It is possibly no surprise to hear that cost-cutting remains a major theme in the corporate sector and subsequently, the MICE industry. Liesl Venter takes a look at how hotels are responding in this tough economic climate.
Speak to hoteliers and they will tell you, the MICE market is an important segment, even more so in these difficult times.
With South Africa officially in a technical recession following the publication of gross domestic product figures in June, markets remain uncertain and budgets are still tight. While cost-cutting has undoubtedly had an impact on conferencing and events - more particularly the kind and size rather than not hosting them at all, is has not been all gloom and doom.
“While 2016 was a somewhat slower year because of economic pressures, we are seeing slightly stronger economic activity this year,” says Danny Bryer, director of sales, marketing and revenue management at Protea Hotels by Marriott. “We have seen growth in the corporate travel market during 2017,” he says.
Where companies do feel the need to save on travel costs, it is not about cutting out travel and conferencing altogether, but rather about savings, such as on the cost of airline tickets, and perhaps downgrading a category of hotel accommodation (e.g. from 5-star to 4-star) or reducing the number of days spent in another place, Bryer says.
There is an ongoing trend of increasing global business coming to South Africa, Bryer adds, but he has not seen any major cost-saving initiatives from this market.
Stacey Hopkins, director of sales – East and Southern Africa at The Westin in Cape Town, says while their corporate segment continues to do well, it is becoming increasingly more difficult to comment on the transient corporate traveller in the current economic environment.
“One corporate is cutting costs while the other is increasing business travel,” she says, indicating it is not all cut and dried out there.
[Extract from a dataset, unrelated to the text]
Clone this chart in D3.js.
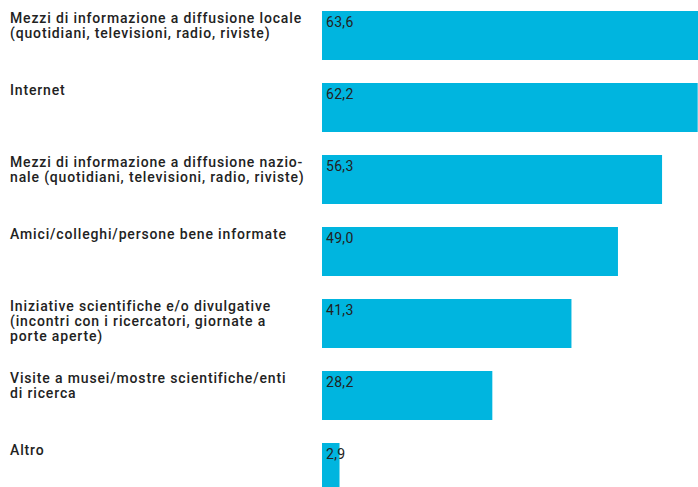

That the market, however, is tough cannot be denied. “Rate is incredibly important and while we might not be seeing the major cost-cutting in terms of fewer conferences and events, corporates are not budging on rate and it continues to be a critical element in the decision making process,” Hopkins adds.
According to Hopkins, many of the smaller corporates are increasingly using either in-house conferencing and event facilities or some of the upcoming innovative spaces that are being incorporated in new office projects.
“A venue like ours is not going to be able to compete and offer a cheaper option than an in-house boardroom,” she says, regardless of what value-add is offered.
But there is still a large enough market segment looking for space and who require an out-of-office experience, Hopkins says.
Bryer adds: “Conferencing is a wide term that encompasses a number of different elements: conferences are held for strategic marketing planning meetings, for product launches, for training and development initiatives to name a few. Many of these are not viable for being done in in-house venues.”
Less spending, more value
Whilst most hotels maintain there has been no real change in the number of events being held at their establishments, the spending on the events has been reduced.
Especially from the government departments, says Trish Lawrence, sales director at BON Hotels.
“This doesn’t mean that the conferences and legotlas are not taking place, but we definitely note that this market is looking at the mid-market hotels, rather than the higher star properties they have previously supported. There is huge competition within the mid-market, which is good for the end-user, but can be dangerous for the hotel market.”
Bryer says reducing rates and value-adds are not the biggest benefits. “The real benefit is when we build a conference that truly meets the requirements of the company, so ensuring that they have achieved what they set out to accomplish, followed by thorough evaluation after the event,” he says.
“When we deal with a company that we have previously provided a conference facility for, we look back at what was delivered then, so that we can make the new experience an even better one,” Bryer says.
For Lawrence, it is more about delivering a good rate than a low rate. “Venues are going to be forced to follow the global trend of authentic experiences,” she says, adding that, because of budget cutbacks, hoteliers are going to be challenged to find alternative market segments or niches with the market-to-market to encourage conference business.
“Clients will be swayed by price and vote with their feet, which can often lead to a dangerous price-cutting downward spiral. Short-term price cuts can also be seen as a negative approach in some cases, as one tends to gain loyalty from a corporate client, which are price sensitive and might have the risk of losing their business when price increases arise,” Lawrence adds.
According to Hopkins, value-add has become a relative term to some extent. “What was once considered value-add, like parking, audiovisual equipment and Wi-Fi for instance, are now non-negotiables and not even a question of not being included in the package.”
She says while hotels remain under pressure to deliver good rates, they are also having to think outside of the box and meet the individual needs of each company.
“The value that you offer now comes in giving that bespoke experience and that is different to each and every corporate client,” says Hopkins. “You cannot copy and paste and the days of the standard buffet lunch followed by scones and jam at tea time is not enough.”
More creativity and more individual experiences are sought and hotels have to be continuously working on ways of delivering these expectations.
“For us at the Westin, it means employing experts in every single field. There is a specialist designing the menu, a specialist in technology working with you on your equipment requirements – we tick all those boxes and make sure that the organiser, and ultimately the conference delegate, has an experience from the moment they step into our premises.”